McCullagh reports, “Rep. Adam Putnam, the chairman of a House subcommittee that oversees government use of technology, suggested at a hearing that the U.S. Department of Justice and the FBI are not doing enough to identify and prosecute those responsible for the havoc caused by viruses such as the MSBlast worm, also known as Blaster and Lovsan.”

“‘There are hundreds of viruses released every year…but you can only recall two arrests, two convictions, two jail times?’ Putnam asked a Justice Department official. ‘Now I ask, ‘What’s the source of the threat? Is it foreign or domestic?’ Well, we really don’t know,'” McCullagh reports.

Full article here.

MacDailyNews Take: Congress should be asking whether homogenous or heterogenous platform environments are a better choice for safety and minimizing disruptions. Congress should also be examining what it is about Windows that makes it susceptible to viruses and worms along with finding and prosecuting virus writers. We would also suggest that Congress examine why the U.S. Department of Homeland Security awarded a five-year, $90 million enterprise agreement to Microsoft Corp to become the department’s primary technology provider (more info) when two weeks later, the same U.S. Department of Homeland Security said Windows was vulnerable to attack (more info).

Readers interesting in offering their suggestions to Rep. Adam Putnam, the chairman of a House subcommittee that oversees government use of technology can send a message to him via his website.


  1. Send your own letters to your congressman, or to Adam!! Cut and paste if necessary from below.


    Dear Sir:

    thank you for your efforts towards more secure computer software. As you well know, computers have now become critical parts of our daily lives. With computers controlling so much of our infrastructure, it is a surprise to me that software manufacturers are not held to the same accountability as car, appliance, or even aircraft makers.
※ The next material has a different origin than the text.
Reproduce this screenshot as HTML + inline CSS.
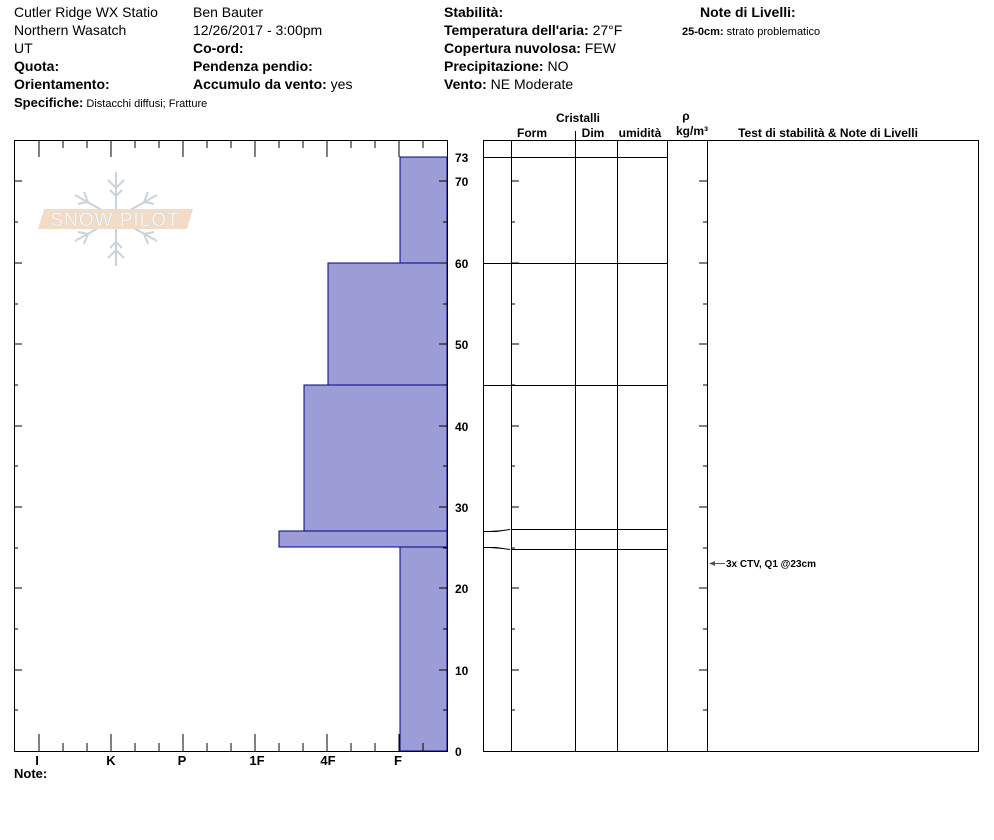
<!DOCTYPE html>
<html><head><meta charset="utf-8"><style>
body{margin:0;background:#fff;}
svg{display:block;font-family:"Liberation Sans",Arial,sans-serif;}
.b{font-weight:bold}
</style></head><body>
<svg width="994" height="840" viewBox="0 0 994 840" xmlns="http://www.w3.org/2000/svg">
<g font-size="14" fill="#000">
<text x="14" y="17">Cutler Ridge WX Statio</text>
<text x="14" y="35">Northern Wasatch</text>
<text x="14" y="53">UT</text>
<text x="14" y="71" class="b">Quota:</text>
<text x="14" y="89" class="b">Orientamento:</text>
<text x="14" y="107"><tspan class="b" font-size="13">Specifiche:</tspan><tspan font-size="11"> Distacchi diffusi; Fratture</tspan></text>
<text x="193" y="17">Ben Bauter</text>
<text x="193" y="35">12/26/2017 - 3:00pm</text>
<text x="193" y="53" class="b">Co-ord:</text>
<text x="193" y="71" class="b">Pendenza pendio:</text>
<text x="193" y="89"><tspan class="b">Accumulo da vento:</tspan> yes</text>
<text x="444" y="17" class="b">Stabilità:</text>
<text x="444" y="35"><tspan class="b">Temperatura dell'aria:</tspan> 27°F</text>
<text x="444" y="53"><tspan class="b">Copertura nuvolosa:</tspan> FEW</text>
<text x="444" y="71"><tspan class="b">Precipitazione:</tspan> NO</text>
<text x="444" y="89"><tspan class="b">Vento:</tspan>  NE Moderate</text>
<text x="700" y="17" class="b">Note di Livelli:</text>
<text x="682" y="35" font-size="11"><tspan class="b">25-0cm:</tspan> strato problematico</text>
</g>
<!-- logo -->
<g stroke="#c8d3db" stroke-width="2" fill="none">
<line x1="116" y1="172" x2="116" y2="266"/>
<line x1="75" y1="195" x2="157" y2="241"/>
<line x1="75" y1="241" x2="157" y2="195"/>
<polyline points="108,180 116,188 124,180"/><polyline points="110,190 116,196 122,190"/>
<polyline points="108,258 116,250 124,258"/><polyline points="110,248 116,242 122,248"/>
<polyline points="78,204 88,202 84,192"/><polyline points="154,204 144,202 148,192"/>
<polyline points="78,232 88,234 84,244"/><polyline points="154,232 144,234 148,244"/>
</g>
<polygon points="44,209 193,209 187,229 38,229" fill="#f2dcc6"/>
<text x="115" y="226" font-size="19" text-anchor="middle" fill="#fff" stroke="#d8d8d8" stroke-width="0.6" letter-spacing="1">SNOW PILOT</text>
<!-- left chart -->
<g fill="#9c9cd6" stroke="#00008b" stroke-width="1">
<rect x="400" y="157" width="47" height="106"/>
<rect x="328" y="263" width="119" height="122"/>
<rect x="304" y="385" width="143" height="146"/>
<rect x="279" y="531" width="168" height="16"/>
<rect x="400" y="547" width="47" height="204"/>
</g>
<rect x="14.5" y="140.5" width="433" height="611" fill="none" stroke="#000"/>
<g stroke="#000" stroke-width="1">
<path d="M39 140v17M63 140v8M87 140v8M111 140v17M135 140v8M159 140v8M183 140v17M207 140v8M231 140v8M255 140v17M279 140v8M303 140v8M327 140v17M351 140v8M375 140v8M399 140v17M423 140v8"/>
<path d="M39 751v-17M63 751v-8M87 751v-8M111 751v-17M135 751v-8M159 751v-8M183 751v-17M207 751v-8M231 751v-8M255 751v-17M279 751v-8M303 751v-8M327 751v-17M351 751v-8M375 751v-8M399 751v-17M423 751v-8"/>
<path d="M14 181h8M14 222h4M14 263h8M14 304h4M14 344h8M14 385h4M14 426h8M14 466h4M14 507h8M14 548h4M14 588h8M14 629h4M14 670h8M14 710h4"/>
<path d="M447 181h-8M447 222h-4M447 263h-8M447 304h-4M447 344h-8M447 385h-4M447 426h-8M447 466h-4M447 507h-8M447 548h-4M447 588h-8M447 629h-4M447 670h-8M447 710h-4"/>
</g>
<g font-size="12" class="b" font-weight="bold">
<text x="455" y="162">73</text><text x="455" y="186">70</text><text x="455" y="268">60</text><text x="455" y="349">50</text><text x="455" y="431">40</text><text x="455" y="512">30</text><text x="455" y="593">20</text><text x="455" y="675">10</text><text x="455" y="756">0</text>
</g>
<g font-size="13" font-weight="bold" text-anchor="middle">
<text x="37" y="765">I</text><text x="111" y="765">K</text><text x="182" y="765">P</text><text x="257" y="765">1F</text><text x="328" y="765">4F</text><text x="398" y="765">F</text>
</g>
<text x="14" y="778" font-size="13" font-weight="bold">Note:</text>
<!-- right chart -->
<g font-size="12" font-weight="bold" text-anchor="middle">
<text x="578" y="122">Cristalli</text>
<text x="532" y="137">Form</text><text x="593" y="137">Dim</text><text x="640" y="137">umidità</text>
<text x="686" y="120">ρ</text><text x="692" y="135">kg/m³</text>
<text x="828" y="137">Test di stabilità &amp; Note di Livelli</text>
</g>
<rect x="483.5" y="140.5" width="495" height="611" fill="none" stroke="#000"/>
<g stroke="#000" stroke-width="1">
<path d="M511.5 140v611M575.5 131v620M617.5 140v611M667.5 140v611M707.5 140v611"/>
<path d="M483 157.5h184M483 263.5h184M483 385.5h184M511 529.5h156M511 549.5h156M483 531.5h13l14-2M483 547.5h13l14 2"/>
<path d="M511 181h8M511 222h4M511 263h8M511 304h4M511 344h8M511 385h4M511 426h8M511 466h4M511 507h8M511 548h4M511 588h8M511 629h4M511 670h8M511 710h4"/>
<path d="M707 181h-8M707 222h-4M707 263h-8M707 304h-4M707 344h-8M707 385h-4M707 426h-8M707 466h-4M707 507h-8M707 548h-4M707 588h-8M707 629h-4M707 670h-8M707 710h-4"/>
</g>
<line x1="710" y1="563.5" x2="725" y2="563.5" stroke="#555"/>
<polygon points="709,563.5 715,561 715,566" fill="#555"/>
<text x="726" y="567" font-size="10" font-weight="bold">3x CTV, Q1 @23cm</text>
</svg>
</body></html>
The billions of dollars lost due to computer viruses should be recouped from the software manufacturers who continue to release “swiss-cheese” software. If, as the Microsoft representative testified, viruses are more prevalent on Windows solely because of its popularity, then clearly the case must be made for a diversified computing platform. Like the bleak future for bananas, our standarization on one “breed” may have made certain things easier, but has also significantly increased our vulnerability. However, software is not “intrinsically” vulnerable. Despite Microsoft’s claim, other, more “modern” software are tremendously more secure, reliable, and accessible, than Microsoft’s 30 – year long patch of software designed in the 70’s. (Let us not forget the year 2000 fiasco. That was the most obvious artifact, but not the only one by any means.) In three years, Microsoft may introduce their “next generation” Longhorn software. Possibly, it will be more secure and robust. However, how many more billions of dollars must be lost until then? Worse, there is no guarantee of improvement.

    May I suggest:

    1. computing platform diversity – like creating mixed “breeds” so one virus does not wipe us out, or disable our Navy ships as happened a few years ago.
    2. specify “modernized” software with proven track record.
    3. launch class action lawsuits against the software manufacturers who release patently vulnerable code. As with many things American, only the threat of litigation brings out the best and most carefully thought out.
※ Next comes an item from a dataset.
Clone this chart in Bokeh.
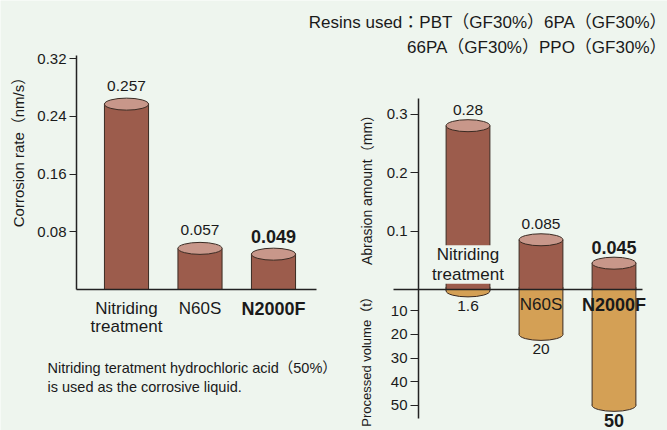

    Thank you for your consideration. I only wish my own congressman thought of addressing this issue.

    Michael Su

  2. Why is it we feel the need to protect stupid people? Do we want to spend tax dollars going after these kids who write viruses? Install regular updates and don’t run software from people you don’t know. End of problem!

    I live in a country where I am free to choose my own software and OS. I don’t want any government telling me otherwise, and I certainly don’t want the government dictating how I should write my software!